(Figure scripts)
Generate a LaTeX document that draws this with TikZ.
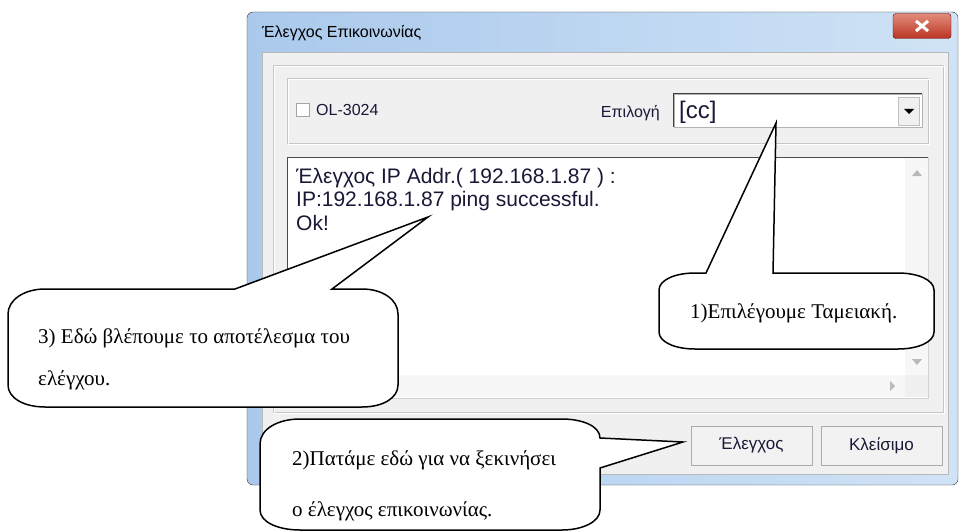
\documentclass[tikz,border=0pt]{standalone}
\usepackage{fontspec}
\setmainfont{Liberation Serif}
\setsansfont{Liberation Sans}
\definecolor{framel}{RGB}{170,201,236}
\definecolor{framer}{RGB}{208,227,246}
\definecolor{clientgray}{RGB}{240,240,240}
\definecolor{uitext}{RGB}{25,25,55}
\definecolor{closetop}{RGB}{226,140,122}
\definecolor{closebot}{RGB}{186,52,36}

\begin{document}
\begin{tikzpicture}[x=1pt, y=-1pt,
  ui/.style={font=\sffamily\fontsize{16}{18}\selectfont, text=uitext, inner sep=0pt},
  logtext/.style={font=\sffamily\fontsize{21}{23}\selectfont, text=uitext, inner sep=0pt, anchor=base west},
  notetext/.style={font=\rmfamily\fontsize{21}{24}\selectfont, inner sep=0pt, anchor=west},
  balloon/.style={draw=black, line width=1.5pt, fill=white},
  etched/.style={draw=gray!45},
  winbutton/.style={ui, draw=gray!65, fill=gray!10, minimum width=121pt, minimum height=39pt, font=\sffamily\fontsize{17}{19}\selectfont},
  scrollarrow/.style={fill=gray!55}]
\useasboundingbox (0,0) rectangle (960,532);

% window frame and title
\shade[left color=framel, right color=framer, draw=gray!40!black, rounded corners=6pt] (247,12) rectangle (958,485);
\node[ui, anchor=west, text=black] (title) at (262,33) {Έλεγχος Επικοινωνίας};
\node[draw=red!35!black, top color=closetop, bottom color=closebot, rounded corners=3pt, minimum width=58pt, minimum height=25pt, inner sep=0pt] (close) at (922,26) {};
\draw[white, line width=3pt] ([shift={(-6,-5)}]close.center) -- ([shift={(6,5)}]close.center);
\draw[white, line width=3pt] ([shift={(-6,5)}]close.center) -- ([shift={(6,-5)}]close.center);
\fill[clientgray, draw=gray!55] (262,52) rectangle (948,474);

% panel and group box
\draw[etched] (273,65) rectangle (943,412);
\draw[white] (274,66) rectangle (944,413);
\draw[etched] (287,78) rectangle (928,143);
\draw[white] (288,79) rectangle (929,144);

\node[draw=gray!70, fill=white, minimum size=13pt, inner sep=0pt] (box) at (303,110) {};
\node[ui, anchor=west] (ol) at (316,110) {OL-3024};
\node[ui, anchor=east] (sel) at (660,113) {Επιλογή};
\node[draw=gray!60, fill=white, minimum width=248pt, minimum height=33pt, inner sep=0pt] (combo) at (798,110.5) {};
\draw[gray!50!black, line width=1.2pt] (combo.south west) -- (combo.north west) -- (combo.north east);
\node[fill=gray!12, draw=gray!50, minimum width=21pt, minimum height=28pt, inner sep=0pt] (drop) at (909,111) {};
\fill (drop.center) ++(-5,-2) -- ++(10,0) -- ++(-5,5) -- cycle;
\node[ui, anchor=west, font=\sffamily\fontsize{24}{26}\selectfont] (cc) at (679,112) {[cc]};

% log area
\fill[white] (287,157) rectangle (928,398);
\fill[gray!6] (905,158) rectangle (928,375);
\fill[gray!6] (288,375) rectangle (905,397);
\fill[gray!12] (905,375) rectangle (928,397);
\draw[gray!60!black] (287,398) -- (287,157) -- (928,157);
\draw[gray!35] (928,157) -- (928,398) -- (287,398);
\fill[scrollarrow] (912,176) -- (922,176) -- (917,170) -- cycle;
\fill[scrollarrow] (912,359) -- (922,359) -- (917,365) -- cycle;
\fill[scrollarrow] (890,381) -- (890,391) -- (895,386) -- cycle;

\node[logtext] (log1) at (296,183) {Έλεγχος IP Addr.( 192.168.1.87 ) :};
\node[logtext] (log2) at (296,206) {IP:192.168.1.87 ping successful.};
\node[logtext] (log3) at (296,230) {Ok!};

% buttons
\node[winbutton] (check) at (751.5,445.5) {Έλεγχος};
\node[winbutton] (closebtn) at (881.5,445.5) {Κλείσιμο};

% callouts
\coordinate (tip1) at (776,123);
\coordinate (tip2) at (683,442);
\coordinate (tip3) at (428,217);

\draw[balloon] (659,290) .. controls (659,280) and (675,273) .. (695,273) -- (706,273) -- (tip1) -- (773,273) -- (898,273)
  .. controls (918,273) and (934,280) .. (934,290) -- (934,332) .. controls (934,342) and (918,349) .. (898,349)
  -- (695,349) .. controls (675,349) and (659,342) .. (659,332) -- cycle;
\node[notetext] (note1) at (690,313) {1)Επιλέγουμε Ταμειακή.};

\draw[balloon] (260,444) .. controls (260,429) and (278,419) .. (300,419) -- (562,419) .. controls (582,419) and (600,426) .. (600,438)
  -- (tip2) -- (600,468) -- (600,510) .. controls (600,522) and (582,530) .. (562,530)
  -- (300,530) .. controls (278,530) and (260,522) .. (260,510) -- cycle;
\node[notetext] (note2a) at (292,460) {2)Πατάμε εδώ για να ξεκινήσει};
\node[notetext] (note2b) at (292,511) {ο έλεγχος επικοινωνίας.};

\draw[balloon] (8,314) .. controls (8,300) and (24,289) .. (45,289) -- (235,289) -- (tip3) -- (332,289) -- (362,289)
  .. controls (383,289) and (398,300) .. (398,314) -- (398,385) .. controls (398,398) and (383,407) .. (362,407)
  -- (45,407) .. controls (24,407) and (8,398) .. (8,385) -- cycle;
\node[notetext] (note3a) at (38,338) {3) Εδώ βλέπουμε το αποτέλεσμα του};
\node[notetext] (note3b) at (38,380) {ελέγχου.};
\end{tikzpicture}
\end{document}
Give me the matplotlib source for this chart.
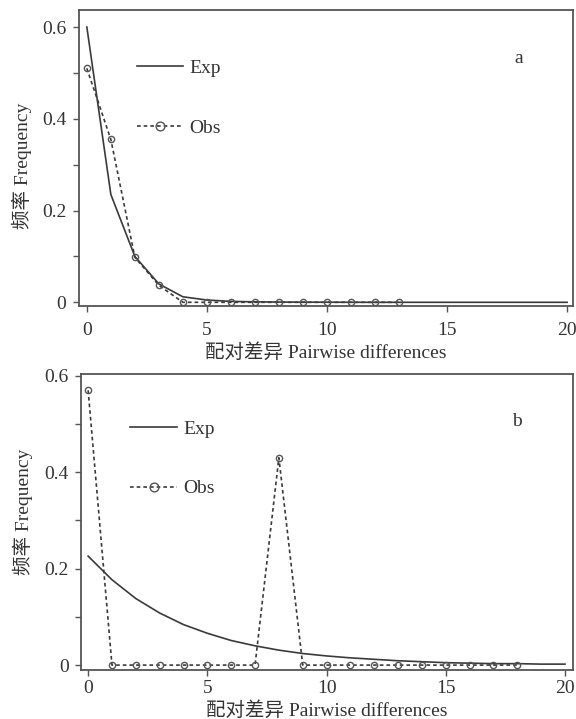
import matplotlib
matplotlib.use("Agg")
import matplotlib.pyplot as plt
from matplotlib.ticker import FixedLocator

plt.rcParams['font.family'] = ['Liberation Serif', 'Noto Sans CJK SC']
plt.rcParams['axes.unicode_minus'] = False

# Panel a
a_exp_x = list(range(0, 21))
a_exp_y = [0.60, 0.235, 0.100, 0.040, 0.012, 0.005, 0.002, 0.001, 0.0005, 0.0003,
           0.0002, 0.0001, 0.0, 0.0, 0.0, 0.0, 0.0, 0.0, 0.0, 0.0, 0.0]
a_obs_x = list(range(0, 14))
a_obs_y = [0.51, 0.355, 0.098, 0.037, 0.0, 0.0, 0.0, 0.0, 0.0, 0.0, 0.0, 0.0, 0.0, 0.0]

# Panel b
b_exp_x = list(range(0, 21))
b_exp_y = [0.226, 0.177, 0.138, 0.108, 0.084, 0.066, 0.051, 0.040, 0.031, 0.024,
           0.019, 0.015, 0.012, 0.009, 0.007, 0.005, 0.004, 0.003, 0.003, 0.002, 0.002]
b_obs_x = list(range(0, 19))
b_obs_y = [0.57, 0.0, 0.0, 0.0, 0.0, 0.0, 0.0, 0.0, 0.43, 0.0,
           0.0, 0.0, 0.0, 0.0, 0.0, 0.0, 0.0, 0.0, 0.0]

xticks = [0, 5, 10, 15, 20]
yticks = [0, 0.2, 0.4, 0.6]
ytick_labels = ['0', '0.2', '0.4', '0.6']
xlabel = '配对差异 Pairwise differences'
ylabel = '频率 Frequency'

fig = plt.figure(figsize=(5.76, 7.19), dpi=100)
ax1 = fig.add_axes([0.137, 0.574, 0.858, 0.412])
ax2 = fig.add_axes([0.141, 0.068, 0.854, 0.412])

LC = '#3a3a3a'
TC = '#333333'
SC = '#555555'
FS = 14

def style(ax, xlim, ylim, lab, lab_y, leg_anchor, xpad, xlabpad, ylab_xy, lspace):
    ax.set_xlim(*xlim)
    ax.set_ylim(*ylim)
    ax.set_xticks(xticks)
    ax.set_xticklabels([str(t) for t in xticks])
    ax.set_yticks(yticks)
    ax.set_yticklabels(ytick_labels)
    ax.yaxis.set_minor_locator(FixedLocator([0.1, 0.3, 0.5]))
    ax.tick_params(axis='both', which='both', direction='out', colors=SC,
                   labelcolor=TC, labelsize=FS, length=4, width=1)
    ax.tick_params(axis='x', pad=xpad)
    ax.tick_params(axis='y', pad=5)
    for s in ax.spines.values():
        s.set_color(SC)
        s.set_linewidth(1.3)
    ax.set_xlabel(xlabel, fontsize=FS, color=TC, labelpad=xlabpad)
    ax.set_ylabel(ylabel, fontsize=FS, color=TC)
    ax.yaxis.set_label_coords(*ylab_xy)
    leg = ax.legend(loc='upper left', bbox_to_anchor=leg_anchor, frameon=False,
                    fontsize=FS, handlelength=2.4, handletextpad=0.3,
                    labelspacing=lspace, borderaxespad=0, borderpad=0, numpoints=1,
                    markerscale=1.4)
    for t in leg.get_texts():
        t.set_color(TC)
    ax.text(18.0, lab_y, lab, fontsize=FS, color=TC, ha='center', va='center')

ax1.plot(a_exp_x, a_exp_y, '-', color=LC, lw=1.2, label='Exp')
ax1.plot(a_obs_x, a_obs_y, linestyle=(0, (2.2, 1.8)), color=LC, lw=1.2,
         marker='o', markersize=4.5, markerfacecolor='none', markeredgecolor='#555555',
         markeredgewidth=1, label='Obs')
style(ax1, (-0.33, 20.25), (-0.0087, 0.637), 'a', 0.532, (0.117, 0.835),
      7.5, 2.5, (-0.095, 0.473), 2.2)

ax2.plot(b_exp_x, b_exp_y, '-', color=LC, lw=1.2, label='Exp')
ax2.plot(b_obs_x, b_obs_y, linestyle=(0, (2.2, 1.8)), color=LC, lw=1.2,
         marker='o', markersize=4.5, markerfacecolor='none', markeredgecolor='#555555',
         markeredgewidth=1, label='Obs')
style(ax2, (-0.29, 20.34), (-0.0104, 0.604), 'b', 0.505, (0.10, 0.843),
      3.0, 3.0, (-0.098, 0.534), 2.15)

fig.savefig('out.png', dpi=100)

[CHALLENGE] Using the listing above, pull out all lines that hold the word "this".

[FULL RESPONSE]
Generate a LaTeX document that draws this with TikZ.
Give me the matplotlib source for this chart.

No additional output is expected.